SEPARATION OF SURPLUS-VALUE INTO CAPITAL AND REVENUE. THE
ABSTINENCE THEORYIn the last preceding chapter, we treated surplus-value (or the surplus-product) solely as a fund for supplying the individual consumption of the capitalist. In this chapter we have, so far, treated it solely as a fund for accumulation. It is, however, neither the one nor the other, but is both together. One portion is consumed by the capitalist as revenue,  the other is employed as capital, is accumulated.
Given the mass of surplus-value, then, the larger the one of these parts, the smaller is the other. Caeteris paribus, the ratio of these parts determines the magnitude of the accumulation. But it is by the owner of the surplus-value, by the capitalist alone, that the division is made. it is his deliberate act. That part of the tribute exacted by him which he accumulates, is said to be saved by him, because he does not eat it, i.e, because he performs the function of a capitalist, and enriches himself.

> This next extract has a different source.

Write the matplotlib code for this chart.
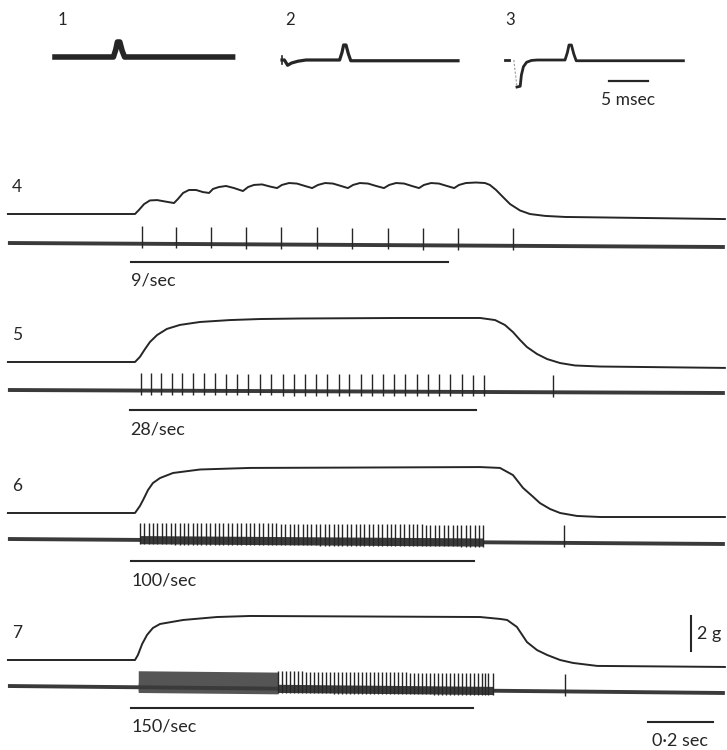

Except as personified capital, the capitalist has no historical value, and no right to that historical existence, which, to use an expression of the witty Lichnowsky, "hasn't got no date." And so far only is the necessity for his own transitory existence implied in the transitory necessity for the capitalist mode of production. But, so far as he is personified capital, it is not values in use and the enjoyment of them. but exchange-value and its augmentation, that spur him into action. Fanatically bent on making value expand itself, he ruthlessly forces the human race to produce for production's sake; he thus forces the development of the productive powers of society, and creates those material conditions, which alone can form the real basis of a higher form of society, a society in which the full and free development of every individual forms the ruling principle. Only as personified capital is the capitalist respectable. As such, he shares with the miser the passion for wealth as wealth. But that which in the miser is a mere idiosyncrasy, is, in the capitalist, the effect of the social mechanism, of which he is but one of the wheels. Moreover, the development of capitalist production makes it constantly necessary to keep increasing the amount of the capital laid out in a given industrial undertaking, and competition makes the immanent laws of capitalist production to be felt by each individual capitalist, as external coercive laws. It compels him to keep constantly extending his capital, in order to preserve it, but extend it he cannot, except by means of progressive accumulation.
So far, therefore, as his actions are a mere function of capital — endowed as capital is, in his person, with consciousness and a will — his own private consumption is a robbery perpetrated on accumulation, just as in book-keeping by double entry, the private expenditure of the capitalist is placed on the debtor side of his account against his capital.
To accumulate, is to conquer the world of social wealth, to increase the mass of human beings exploited by him, and thus to extend both the direct and the indirect sway of the capitalist.  But original sin is at work everywhere. As capitalist production, accumulation, and wealth, become developed, the capitalist ceases to be the mere incarnation of capital. He has a fellow-feeling for his own Adam, and his education gradually enables him to smile at the rage for asceticism, as a mere prejudice of the old-fashioned miser. While the capitalist of the classical type brands individual consumption as a sin against his function, and as "abstinence" from accumulating, the modernised capitalist is capable of looking upon accumulation as "abstinence" from pleasure.